Show each line from the listing that includes the word "this".

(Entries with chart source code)
▬▬▬▬▬▬▬▬▬▬
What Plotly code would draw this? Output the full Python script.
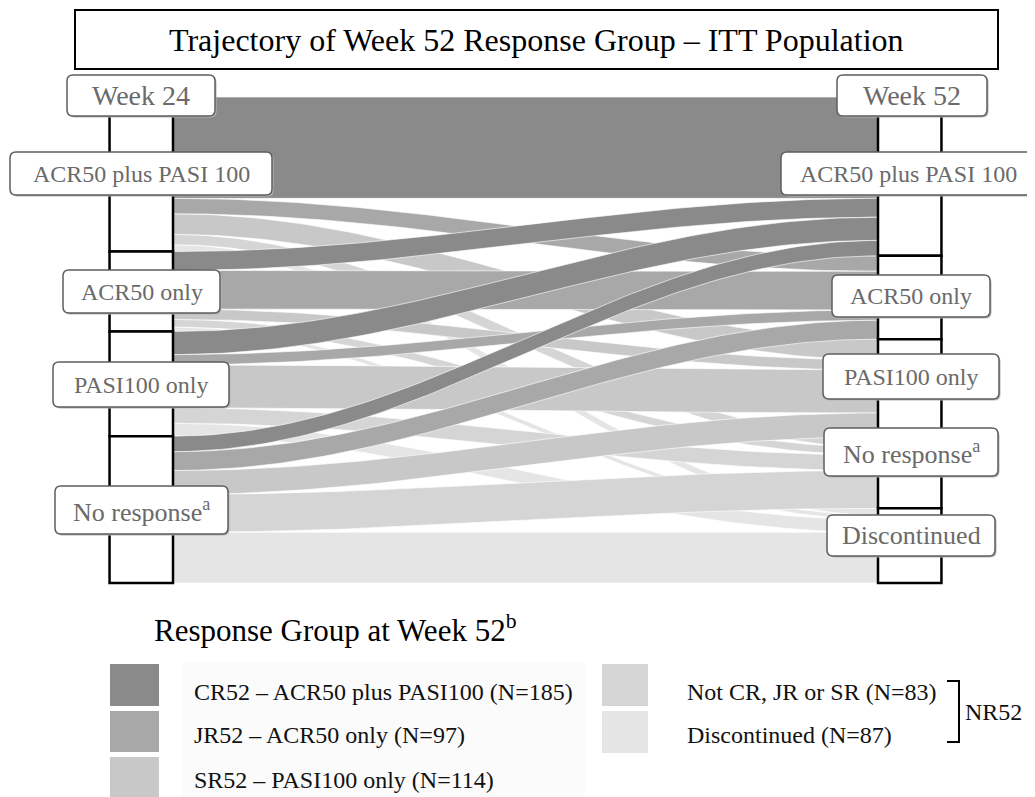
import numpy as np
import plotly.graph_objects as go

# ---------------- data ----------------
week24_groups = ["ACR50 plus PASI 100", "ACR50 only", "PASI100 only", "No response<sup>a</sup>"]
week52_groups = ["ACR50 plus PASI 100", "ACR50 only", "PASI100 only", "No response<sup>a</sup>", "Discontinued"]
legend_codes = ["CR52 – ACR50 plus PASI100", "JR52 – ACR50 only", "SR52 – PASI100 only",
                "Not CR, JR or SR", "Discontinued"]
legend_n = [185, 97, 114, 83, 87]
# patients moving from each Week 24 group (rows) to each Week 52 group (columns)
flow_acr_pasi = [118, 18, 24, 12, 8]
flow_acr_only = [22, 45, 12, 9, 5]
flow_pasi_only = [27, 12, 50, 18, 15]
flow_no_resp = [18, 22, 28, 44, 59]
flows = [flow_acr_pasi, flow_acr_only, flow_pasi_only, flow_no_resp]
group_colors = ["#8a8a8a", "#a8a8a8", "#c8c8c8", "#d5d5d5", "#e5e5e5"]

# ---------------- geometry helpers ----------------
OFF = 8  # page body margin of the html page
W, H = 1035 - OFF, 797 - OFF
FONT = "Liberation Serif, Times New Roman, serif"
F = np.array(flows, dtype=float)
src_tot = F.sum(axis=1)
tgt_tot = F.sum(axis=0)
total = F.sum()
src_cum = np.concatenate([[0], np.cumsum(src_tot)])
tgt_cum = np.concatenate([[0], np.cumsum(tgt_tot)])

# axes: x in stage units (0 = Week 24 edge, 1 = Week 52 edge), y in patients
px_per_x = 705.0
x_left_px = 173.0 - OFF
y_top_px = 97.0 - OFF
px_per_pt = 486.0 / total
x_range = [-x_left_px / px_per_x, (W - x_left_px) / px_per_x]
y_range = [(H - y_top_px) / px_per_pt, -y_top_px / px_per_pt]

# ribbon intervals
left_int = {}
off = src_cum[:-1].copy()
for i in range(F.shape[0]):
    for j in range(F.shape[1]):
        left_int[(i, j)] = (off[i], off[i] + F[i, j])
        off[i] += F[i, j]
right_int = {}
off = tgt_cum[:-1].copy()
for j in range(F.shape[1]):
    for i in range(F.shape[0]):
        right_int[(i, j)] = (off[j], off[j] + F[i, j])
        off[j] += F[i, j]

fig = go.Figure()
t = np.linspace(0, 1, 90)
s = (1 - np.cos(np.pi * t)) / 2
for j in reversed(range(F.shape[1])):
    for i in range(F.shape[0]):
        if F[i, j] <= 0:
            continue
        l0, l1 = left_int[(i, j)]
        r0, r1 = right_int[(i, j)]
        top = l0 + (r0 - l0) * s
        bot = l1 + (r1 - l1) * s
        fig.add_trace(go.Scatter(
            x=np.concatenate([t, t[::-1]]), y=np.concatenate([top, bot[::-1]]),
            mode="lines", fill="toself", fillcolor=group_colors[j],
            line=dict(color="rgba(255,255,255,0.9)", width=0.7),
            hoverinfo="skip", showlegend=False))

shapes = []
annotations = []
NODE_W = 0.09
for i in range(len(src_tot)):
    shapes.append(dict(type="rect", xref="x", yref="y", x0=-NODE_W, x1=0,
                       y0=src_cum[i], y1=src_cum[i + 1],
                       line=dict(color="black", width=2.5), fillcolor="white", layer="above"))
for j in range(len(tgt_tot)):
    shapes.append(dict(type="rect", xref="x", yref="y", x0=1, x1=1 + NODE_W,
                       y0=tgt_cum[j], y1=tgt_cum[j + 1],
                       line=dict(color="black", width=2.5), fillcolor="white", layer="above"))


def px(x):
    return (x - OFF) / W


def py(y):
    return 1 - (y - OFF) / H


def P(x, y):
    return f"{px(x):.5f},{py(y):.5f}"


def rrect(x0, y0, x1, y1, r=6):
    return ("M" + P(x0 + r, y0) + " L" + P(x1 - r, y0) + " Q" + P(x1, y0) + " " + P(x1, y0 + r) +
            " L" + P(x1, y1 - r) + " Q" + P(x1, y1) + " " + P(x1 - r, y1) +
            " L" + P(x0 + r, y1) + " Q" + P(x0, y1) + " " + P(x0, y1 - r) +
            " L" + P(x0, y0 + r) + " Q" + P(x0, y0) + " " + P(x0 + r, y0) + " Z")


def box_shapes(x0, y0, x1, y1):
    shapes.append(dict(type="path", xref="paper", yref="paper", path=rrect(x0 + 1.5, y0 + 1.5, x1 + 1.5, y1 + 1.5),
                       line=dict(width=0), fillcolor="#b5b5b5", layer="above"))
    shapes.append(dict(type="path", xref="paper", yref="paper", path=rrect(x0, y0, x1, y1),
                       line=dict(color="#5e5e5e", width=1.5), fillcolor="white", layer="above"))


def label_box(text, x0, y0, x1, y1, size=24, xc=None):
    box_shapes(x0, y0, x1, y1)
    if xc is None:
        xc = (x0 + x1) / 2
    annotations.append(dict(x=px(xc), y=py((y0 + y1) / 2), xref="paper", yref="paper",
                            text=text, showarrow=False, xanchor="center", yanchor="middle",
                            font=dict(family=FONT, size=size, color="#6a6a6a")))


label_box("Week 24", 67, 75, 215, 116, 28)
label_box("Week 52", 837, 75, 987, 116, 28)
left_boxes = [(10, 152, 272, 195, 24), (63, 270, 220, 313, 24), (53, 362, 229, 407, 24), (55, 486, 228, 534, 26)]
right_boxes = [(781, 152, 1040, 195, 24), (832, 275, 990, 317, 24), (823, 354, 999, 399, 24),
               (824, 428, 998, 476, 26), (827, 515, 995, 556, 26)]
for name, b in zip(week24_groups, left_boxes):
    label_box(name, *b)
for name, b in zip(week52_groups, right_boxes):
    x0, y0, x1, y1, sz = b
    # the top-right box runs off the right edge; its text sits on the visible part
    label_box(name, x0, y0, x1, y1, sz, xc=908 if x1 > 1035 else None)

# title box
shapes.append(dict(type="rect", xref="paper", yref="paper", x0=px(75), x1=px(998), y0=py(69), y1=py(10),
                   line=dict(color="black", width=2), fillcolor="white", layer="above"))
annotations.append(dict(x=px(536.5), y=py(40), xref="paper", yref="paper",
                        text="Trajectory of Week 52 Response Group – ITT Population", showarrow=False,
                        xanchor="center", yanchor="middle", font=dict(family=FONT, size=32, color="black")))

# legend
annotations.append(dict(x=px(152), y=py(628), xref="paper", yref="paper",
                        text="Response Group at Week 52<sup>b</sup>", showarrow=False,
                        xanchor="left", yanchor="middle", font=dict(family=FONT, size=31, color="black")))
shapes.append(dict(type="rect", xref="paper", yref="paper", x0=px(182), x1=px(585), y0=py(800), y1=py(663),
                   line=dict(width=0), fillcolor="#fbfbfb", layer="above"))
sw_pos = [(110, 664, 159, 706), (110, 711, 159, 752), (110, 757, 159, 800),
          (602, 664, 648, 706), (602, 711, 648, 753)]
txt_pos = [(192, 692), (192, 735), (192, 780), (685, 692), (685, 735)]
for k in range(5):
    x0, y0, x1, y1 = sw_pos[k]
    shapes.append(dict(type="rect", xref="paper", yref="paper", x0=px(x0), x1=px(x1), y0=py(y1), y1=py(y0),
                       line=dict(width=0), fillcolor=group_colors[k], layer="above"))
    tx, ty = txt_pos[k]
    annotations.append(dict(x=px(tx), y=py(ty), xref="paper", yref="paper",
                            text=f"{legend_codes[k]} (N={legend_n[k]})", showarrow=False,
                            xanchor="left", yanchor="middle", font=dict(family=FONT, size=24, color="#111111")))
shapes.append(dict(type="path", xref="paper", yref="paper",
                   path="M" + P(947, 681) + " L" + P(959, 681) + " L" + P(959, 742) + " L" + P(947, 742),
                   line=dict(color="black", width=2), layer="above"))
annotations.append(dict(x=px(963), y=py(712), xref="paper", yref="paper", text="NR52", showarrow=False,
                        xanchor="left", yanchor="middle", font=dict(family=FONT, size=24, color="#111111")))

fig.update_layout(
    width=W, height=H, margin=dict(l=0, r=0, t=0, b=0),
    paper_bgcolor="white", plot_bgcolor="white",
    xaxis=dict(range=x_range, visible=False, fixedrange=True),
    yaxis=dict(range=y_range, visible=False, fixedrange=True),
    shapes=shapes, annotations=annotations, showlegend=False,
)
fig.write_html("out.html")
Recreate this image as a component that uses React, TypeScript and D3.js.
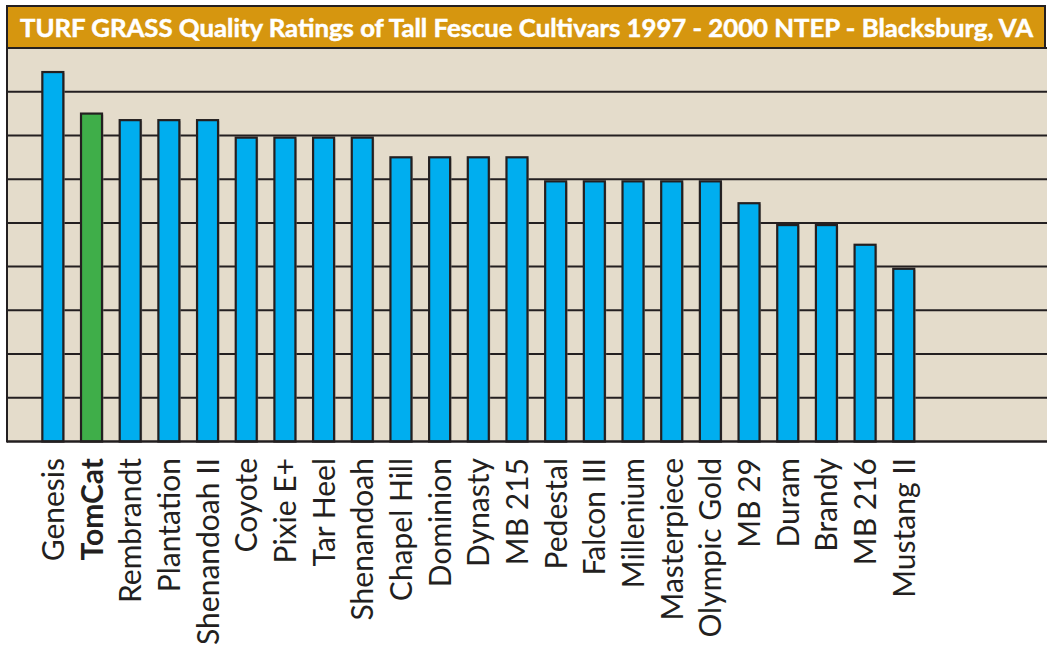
▬▬▬▬▬▬▬▬▬▬
◆ Answer to the exercise ◆
What Plotly code would draw this? Output the full Python script.
Recreate this image as a component that uses React, TypeScript and D3.js.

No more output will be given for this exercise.